Con todo, es legítimo el reclamo: a la par que es necesario un cambio cultural también debe desaparecer la impunidad de los feminicidios. Y esta exigencia debe cumplirla la mal llamada Cuarta transformación. No vale justificar sus nulos resultados por la supuesta novatez o por el corto periodo que llevan al frente del poder. Y no vale, porque no estamos ante una clase política nueva. Debemos recordar que Morena nació de un reciclaje de actores políticos hijos del “viejo régimen”. Alegan que la complejidad del problema es heredada y les demanda más tiempo para poder cambiarlo. Es ecuánime responder que ellos mismos se encargaron de levantar las expectativas de cambio, se decían plenamente conscientes y capaces ante lo que se enfrentaban.

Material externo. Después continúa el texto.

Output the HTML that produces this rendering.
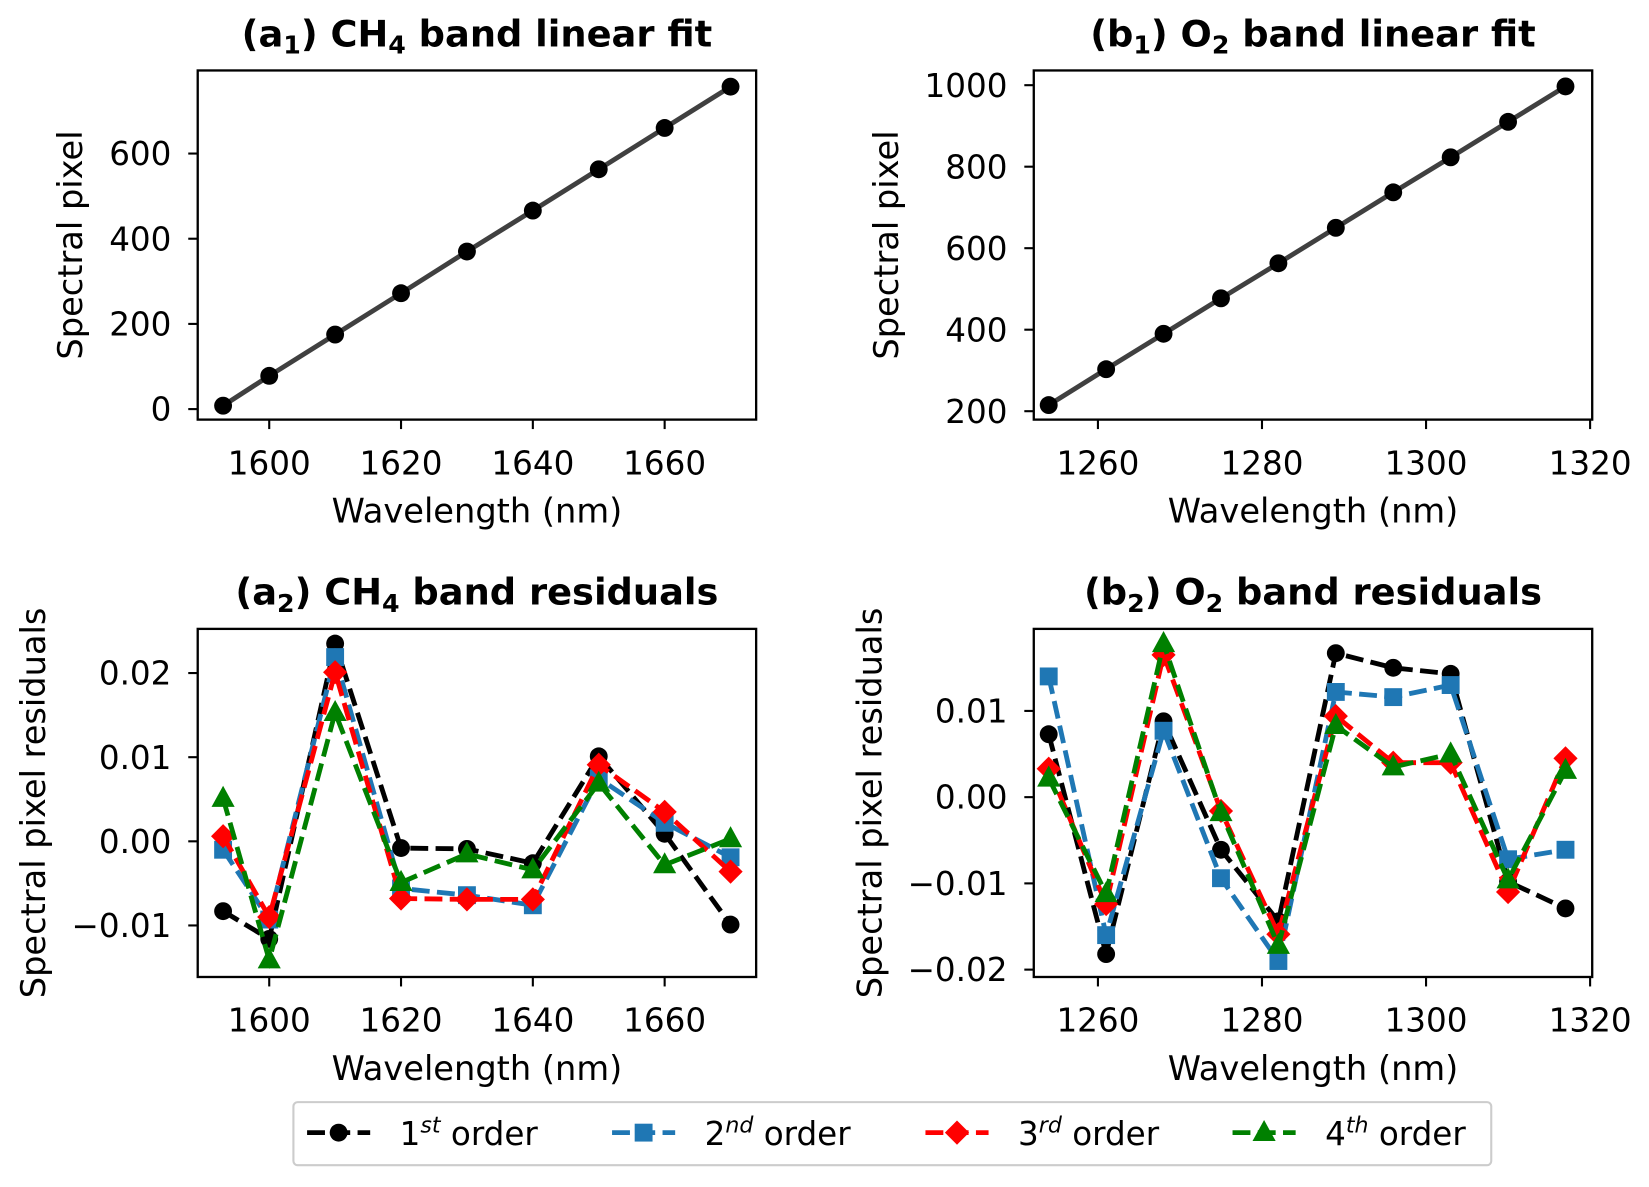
<!DOCTYPE html>
<html><head><meta charset="utf-8"><style>
html,body{margin:0;padding:0;background:#fff;}
svg{display:block;font-family:"DejaVu Sans","Liberation Sans",sans-serif;}
</style></head><body>
<svg id="fig" width="1649" height="1187" viewBox="0 0 1568 1128.7" xmlns="http://www.w3.org/2000/svg"></svg>
<script>
const ch4X = [1593,1600,1610,1620,1630,1640,1650,1660,1670];
const ch4Fit = [8,78,175,272,370,466,563,660,757];
const o2X = [1254,1261,1268,1275,1282,1289,1296,1303,1310,1317];
const o2Fit = [215,303,390,477,563,650,737,823,910,997];
const ch4R1 = [-0.0083,-0.0116,0.0235,-0.0008,-0.0009,-0.0026,0.0101,0.0009,-0.0099];
const ch4R2 = [-0.0010,-0.0093,0.0219,-0.0056,-0.0064,-0.0076,0.0075,0.0022,-0.0019];
const ch4R3 = [0.0006,-0.0090,0.0201,-0.0068,-0.0069,-0.0069,0.0091,0.0035,-0.0036];
const ch4R4 = [0.0051,-0.0141,0.0153,-0.0049,-0.0015,-0.0034,0.0069,-0.0028,0.0003];
const o2R1 = [0.0073,-0.0182,0.0088,-0.0061,-0.0144,0.0167,0.0150,0.0143,-0.0098,-0.0129];
const o2R2 = [0.0140,-0.0160,0.0077,-0.0094,-0.0190,0.0122,0.0116,0.0130,-0.0072,-0.0061];
const o2R3 = [0.0033,-0.0124,0.0165,-0.0016,-0.0159,0.0094,0.0040,0.0040,-0.0110,0.0045];
const o2R4 = [0.0022,-0.0112,0.0178,-0.0018,-0.0172,0.0083,0.0035,0.0050,-0.0096,0.0031];
const ch4XTicks = [1600,1620,1640,1660];
const o2XTicks = [1260,1280,1300,1320];
const a1YTicks = [0,200,400,600];
const b1YTicks = [200,400,600,800,1000];
const a2YTicks = [-0.01,0.00,0.01,0.02];
const b2YTicks = [-0.02,-0.01,0.00,0.01];
const a2YLabels = ["\u22120.01","0.00","0.01","0.02"];
const b2YLabels = ["\u22120.02","\u22120.01","0.00","0.01"];

const NS="http://www.w3.org/2000/svg";
const svg=document.getElementById('fig');
function mk(tag,attrs,parent){const e=document.createElementNS(NS,tag);for(const k in attrs)e.setAttribute(k,attrs[k]);(parent||svg).appendChild(e);return e;}
function lin(d0,d1,r0,r1){return v=>r0+(v-d0)*(r1-r0)/(d1-d0);}

function marker(g,type,x,y,color){
  let m;
  if(type==='o') m=mk('circle',{cx:x,cy:y,r:8.5,fill:color},g);
  else if(type==='s') m=mk('rect',{x:x-8.5,y:y-8.5,width:17,height:17,fill:color},g);
  else if(type==='D') m=mk('polygon',{points:`${x},${y-11.5} ${x+11.5},${y} ${x},${y+11.5} ${x-11.5},${y}`,fill:color},g);
  else m=mk('polygon',{points:`${x},${y-12} ${x+11},${y+8} ${x-11},${y+8}`,fill:color},g);
  
  
}

function axes(name,box,xs,ys,xticks,yticks,ylabels,title,sub,mol,ylabel,ylabX){
  const g=mk('g',{});
  
  
  const t=mk('text',{x:(box.l+box.r)/2,y:box.t-23,'text-anchor':'middle','font-size':35,'font-weight':'bold'},g);
  
  
  t.innerHTML=`(${title.p}<tspan font-size="24" dy="7">${sub}</tspan><tspan dy="-7">) ${mol.a}</tspan><tspan font-size="24" dy="7">${mol.s}</tspan><tspan dy="-7"> ${title.rest}</tspan>`;
  xticks.forEach(v=>{const x=xs(v);
    mk('line',{x1:x,x2:x,y1:box.b,y2:box.b+9,stroke:'#000','stroke-width':2},g);
    const tx=mk('text',{x:x,y:box.b+52,'text-anchor':'middle','font-size':31},g);tx.textContent=v;
    
    });
  yticks.forEach((v,i)=>{const y=ys(v);
    mk('line',{x1:box.l-9,x2:box.l,y1:y,y2:y,stroke:'#000','stroke-width':2},g);
    const ty=mk('text',{x:box.l-25,y:y+11,'text-anchor':'end','font-size':31},g);ty.textContent=ylabels?ylabels[i]:v;
    
    });
  const xl=mk('text',{x:(box.l+box.r)/2,y:box.b+98,'text-anchor':'middle','font-size':32},g);xl.textContent='Wavelength (nm)';
  
  
  const cy=(box.t+box.b)/2;
  const yl=mk('text',{x:ylabX,y:cy,'text-anchor':'middle','font-size':32,transform:`rotate(-90 ${ylabX} ${cy})`},g);yl.textContent=ylabel;
  
  
  return g;
}
function frame(g,box){const r=mk('rect',{x:box.l,y:box.t,width:box.r-box.l,height:box.b-box.t,fill:'none',stroke:'#000','stroke-width':2.2},g);
  
  }

function series(g,xv,yv,xs,ys,color,mtype,dashed,name){
  const sg=mk('g',{},g);
  
  
  const pts=xv.map((x,i)=>xs(x)+','+ys(yv[i])).join(' ');
  const a={points:pts,fill:'none',stroke:color,'stroke-width':4.6};
  if(dashed)a['stroke-dasharray']='17,7';
  mk('polyline',a,sg);
  xv.forEach((x,i)=>marker(sg,mtype,xs(x),ys(yv[i]),color));
}

// a1
const A1={l:188,r:719,t:67,b:399};
let xs=lin(1600,1660,256,632), ys=lin(0,600,389,146);
let g=axes('panel-a1',A1,xs,ys,ch4XTicks,a1YTicks,null,{p:'a',rest:'band linear fit'},'1',{a:'CH',s:'4'},'Spectral pixel',78);
series(g,ch4X,ch4Fit,xs,ys,'#000','o',false,'ch4-fit-line');
g.lastChild.firstChild.setAttribute('stroke','#404040');
frame(g,A1);
// b1
const B1={l:983,r:1514,t:67,b:399};
xs=lin(1260,1320,1044,1512); ys=lin(200,1000,391,81);
g=axes('panel-b1',B1,xs,ys,o2XTicks,b1YTicks,null,{p:'b',rest:'band linear fit'},'1',{a:'O',s:'2'},'Spectral pixel',854);
series(g,o2X,o2Fit,xs,ys,'#000','o',false,'o2-fit-line');
g.lastChild.firstChild.setAttribute('stroke','#404040');
frame(g,B1);
// a2
const A2={l:188,r:719,t:598,b:929};
xs=lin(1600,1660,256,632); ys=lin(-0.01,0.02,880,640);
g=axes('panel-a2',A2,xs,ys,ch4XTicks,a2YTicks,a2YLabels,{p:'a',rest:'band residuals'},'2',{a:'CH',s:'4'},'Spectral pixel residuals',43);
series(g,ch4X,ch4R1,xs,ys,'#000','o',true,'ch4-1st-order');
series(g,ch4X,ch4R2,xs,ys,'#1f77b4','s',true,'ch4-2nd-order');
series(g,ch4X,ch4R3,xs,ys,'#ff0000','D',true,'ch4-3rd-order');
series(g,ch4X,ch4R4,xs,ys,'#008000','^',true,'ch4-4th-order');
frame(g,A2);
// b2
const B2={l:983,r:1514,t:598,b:929};
xs=lin(1260,1320,1044,1512); ys=lin(-0.02,0.01,922,676);
g=axes('panel-b2',B2,xs,ys,o2XTicks,b2YTicks,b2YLabels,{p:'b',rest:'band residuals'},'2',{a:'O',s:'2'},'Spectral pixel residuals',838);
series(g,o2X,o2R1,xs,ys,'#000','o',true,'o2-1st-order');
series(g,o2X,o2R2,xs,ys,'#1f77b4','s',true,'o2-2nd-order');
series(g,o2X,o2R3,xs,ys,'#ff0000','D',true,'o2-3rd-order');
series(g,o2X,o2R4,xs,ys,'#008000','^',true,'o2-4th-order');
frame(g,B2);

// legend
const lg=mk('g',{});


mk('rect',{x:279,y:1048,width:1139,height:60,rx:4,fill:'#fff',stroke:'#ccc','stroke-width':2},lg);
const entries=[['#000','o','1','st',292],['#1f77b4','s','2','nd',582],['#ff0000','D','3','rd',880],['#008000','^','4','th',1172]];
entries.forEach(e=>{
  const eg=mk('g',{},lg);
  
  
  mk('line',{x1:e[4],x2:e[4]+60,y1:1077,y2:1077,stroke:e[0],'stroke-width':4.6,'stroke-dasharray':'17,7'},eg);
  marker(eg,e[1],e[4]+30,1077,e[0]);
  const t=mk('text',{x:e[4]+88,y:1089,'font-size':31},eg);
  t.innerHTML=`${e[2]}<tspan font-size="21" font-style="italic" dy="-12">${e[3]}</tspan><tspan dy="12"> order</tspan>`;
});
</script>
</body></html>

Esta violencia creciente ratifica que no estamos ante una transformación política progresista y que lamentablemente el fenómeno aún está lejos de acabar. De ahí la importancia de un feminismo fortalecido y permanente; sólo el respaldo popular y no el sectario le garantizará mayor contundencia; por eso debe estar abierto a la alianza con otros movimientos. Por una razón importante: los grandes cambios culturales y políticos son resultado de un poderoso esfuerzo colectivo.